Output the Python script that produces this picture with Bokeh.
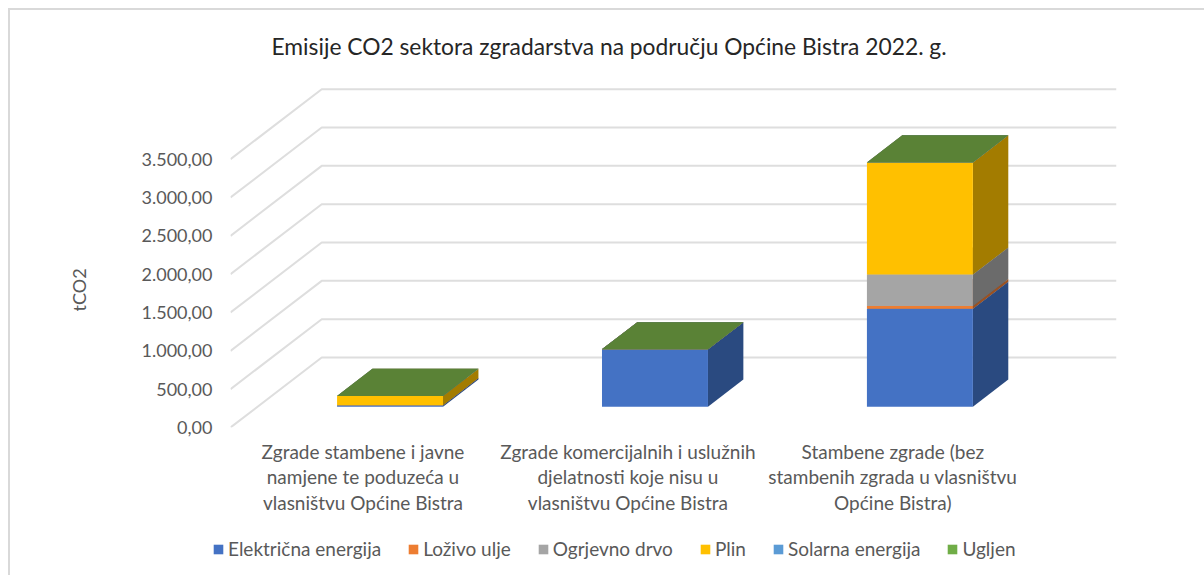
from bokeh.plotting import figure
from bokeh.layouts import column
from bokeh.embed import file_html
from bokeh.resources import INLINE
from bokeh.models import Range1d, FixedTicker, Legend, LegendItem, Title, LinearAxis

title_text = "Emisije CO2 sektora zgradarstva na području Općine Bistra 2022. g."
y_label = "tCO2"
categories = [
    "Zgrade stambene i javne\nnamjene te poduzeća u\nvlasništvu Općine Bistra",
    "Zgrade komercijalnih i uslužnih\ndjelatnosti koje nisu u\nvlasništvu Općine Bistra",
    "Stambene zgrade (bez\nstambenih zgrada u vlasništvu\nOpćine Bistra)",
]
y_ticks = [0, 500, 1000, 1500, 2000, 2500, 3000, 3500]
y_tick_labels = ["0,00", "500,00", "1.000,00", "1.500,00", "2.000,00", "2.500,00", "3.000,00", "3.500,00"]

series_names = ["Električna energija", "Loživo ulje", "Ogrjevno drvo", "Plin", "Solarna energija", "Ugljen"]
elektricna = [20, 748, 1277]
lozivo = [0, 0, 35]
ogrjevno = [0, 0, 411]
plin = [120, 0, 1462]
solarna = [0, 0, 0]
ugljen = [1, 1, 1]
series_values = [elektricna, lozivo, ogrjevno, plin, solarna, ugljen]

front_colors = ["#4472C4", "#ED7D31", "#A5A5A5", "#FFC000", "#5B9BD5", "#70AD47"]
side_colors = ["#2A4A80", "#9C5220", "#6B6B6B", "#A37C00", "#3B6588", "#48702E"]
top_colors = ["#335593", "#B25E25", "#7C7C7C", "#BF9000", "#44749F", "#5A8236"]

# oblique-projection geometry, in data units
X_MAX = 884 / 264.33
Y_MAX = 4500
WALL_DX = 91 / 264.33
WALL_DY = 913
BAR_WIDTH = 0.40
DEPTH_START = 0.297
DEPTH_SIZE = 0.388
FONT = "Lato"

p = figure(width=1196, height=527, frame_width=884, frame_height=343,
           x_range=Range1d(0, X_MAX), y_range=Range1d(0, Y_MAX),
           output_backend="svg", toolbar_location=None, tools="",
           min_border_left=220, min_border_right=90, min_border_top=72, min_border_bottom=110,
           outline_line_color=None, x_axis_type=None, y_axis_type=None)
p.margin = (8, 0, 0, 8)
p.xgrid.visible = False
p.ygrid.visible = False
p.styles = {"border-top": "2px solid #d9d9d9", "border-left": "2px solid #d9d9d9", "box-sizing": "border-box"}

t = Title(text=title_text, align="left", offset=41, text_font=FONT, text_font_size="22.8px",
          text_font_style="normal", text_color="#262626", standoff=41, vertical_align="top")
p.add_layout(t, "above")

yax = LinearAxis(ticker=FixedTicker(ticks=y_ticks), axis_line_color=None,
                 major_tick_line_color=None, minor_tick_line_color=None,
                 major_label_overrides={v: s for v, s in zip(y_ticks, y_tick_labels)},
                 major_label_text_font=FONT, major_label_text_font_size="18px",
                 major_label_text_color="#595959", major_label_standoff=12)
p.add_layout(yax, "left")
yt = Title(text=y_label, align="left", offset=116, text_font=FONT, text_font_size="18px",
           text_font_style="normal", text_color="#595959", standoff=97)
p.add_layout(yt, "left")

x_ticks = [i + 0.5 for i in range(len(categories))]
xax = LinearAxis(ticker=FixedTicker(ticks=x_ticks), axis_line_color=None,
                 major_tick_line_color=None, minor_tick_line_color=None,
                 major_label_overrides={v: s for v, s in zip(x_ticks, categories)},
                 major_label_text_font=FONT, major_label_text_font_size="19px",
                 major_label_text_color="#595959", major_label_standoff=6,
                 major_label_text_line_height=1.12)
p.add_layout(xax, "below")

p.multi_line(xs=[[0, WALL_DX, X_MAX] for _ in y_ticks],
             ys=[[v, v + WALL_DY, v + WALL_DY] for v in y_ticks],
             line_color="#DEDEDE", line_width=2)

dx = WALL_DX * DEPTH_SIZE
dy = WALL_DY * DEPTH_SIZE
bottom = [0.0] * len(categories)
for vals, fc, sc, tc in zip(series_values, front_colors, side_colors, top_colors):
    lefts, rights, bots, tops = [], [], [], []
    for i, v in enumerate(vals):
        l = i + 0.5 - BAR_WIDTH / 2 + WALL_DX * DEPTH_START
        b = WALL_DY * DEPTH_START + bottom[i]
        lefts.append(l); rights.append(l + BAR_WIDTH); bots.append(b); tops.append(b + v)
        bottom[i] += v
    p.patches(xs=[[l, r, r + dx, l + dx] for l, r in zip(lefts, rights)],
              ys=[[t_, t_, t_ + dy, t_ + dy] for t_ in tops],
              fill_color=tc, line_color=None)
    p.patches(xs=[[r, r + dx, r + dx, r] for r in rights],
              ys=[[b, b + dy, t_ + dy, t_] for b, t_ in zip(bots, tops)],
              fill_color=sc, line_color=None)
    p.quad(left=lefts, right=rights, bottom=bots, top=tops, fill_color=fc, line_color=None)

# legend strip: its own small figure under the chart
p2 = figure(width=1196, height=40, frame_width=1194, frame_height=40,
            x_range=Range1d(0, 1), y_range=Range1d(0, 1),
            output_backend="svg", toolbar_location=None, tools="",
            min_border_left=0, min_border_right=0, min_border_top=0, min_border_bottom=0,
            outline_line_color=None, x_axis_type=None, y_axis_type=None)
p2.margin = (0, 0, 0, 8)
p2.xgrid.visible = False
p2.ygrid.visible = False
p2.styles = {"border-left": "2px solid #d9d9d9", "box-sizing": "border-box"}

items = []
for name, fc in zip(series_names, front_colors):
    rn = p2.quad(left=[0], right=[0], bottom=[0], top=[0], fill_color=fc, line_color=None)
    items.append(LegendItem(label=name, renderers=[rn]))

legend = Legend(items=items, orientation="horizontal", location=(202, 15),
                glyph_width=12, glyph_height=12, label_standoff=4, spacing=26,
                padding=0, margin=0, border_line_color=None, background_fill_alpha=0,
                label_text_font=FONT, label_text_font_size="19px", label_text_color="#595959")
p2.add_layout(legend, "center")

page = column(p, p2, spacing=0)
open("out.html", "w").write(file_html(page, INLINE))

__________

- Directions
Output exactly the span of lines from the top of the listing through the line holding "from bokeh.models import", and leave every picture out.

- Output
Output the Python script that produces this picture with Bokeh.
from bokeh.plotting import figure
from bokeh.layouts import column
from bokeh.embed import file_html
from bokeh.resources import INLINE
from bokeh.models import Range1d, FixedTicker, Legend, LegendItem, Title, LinearAxis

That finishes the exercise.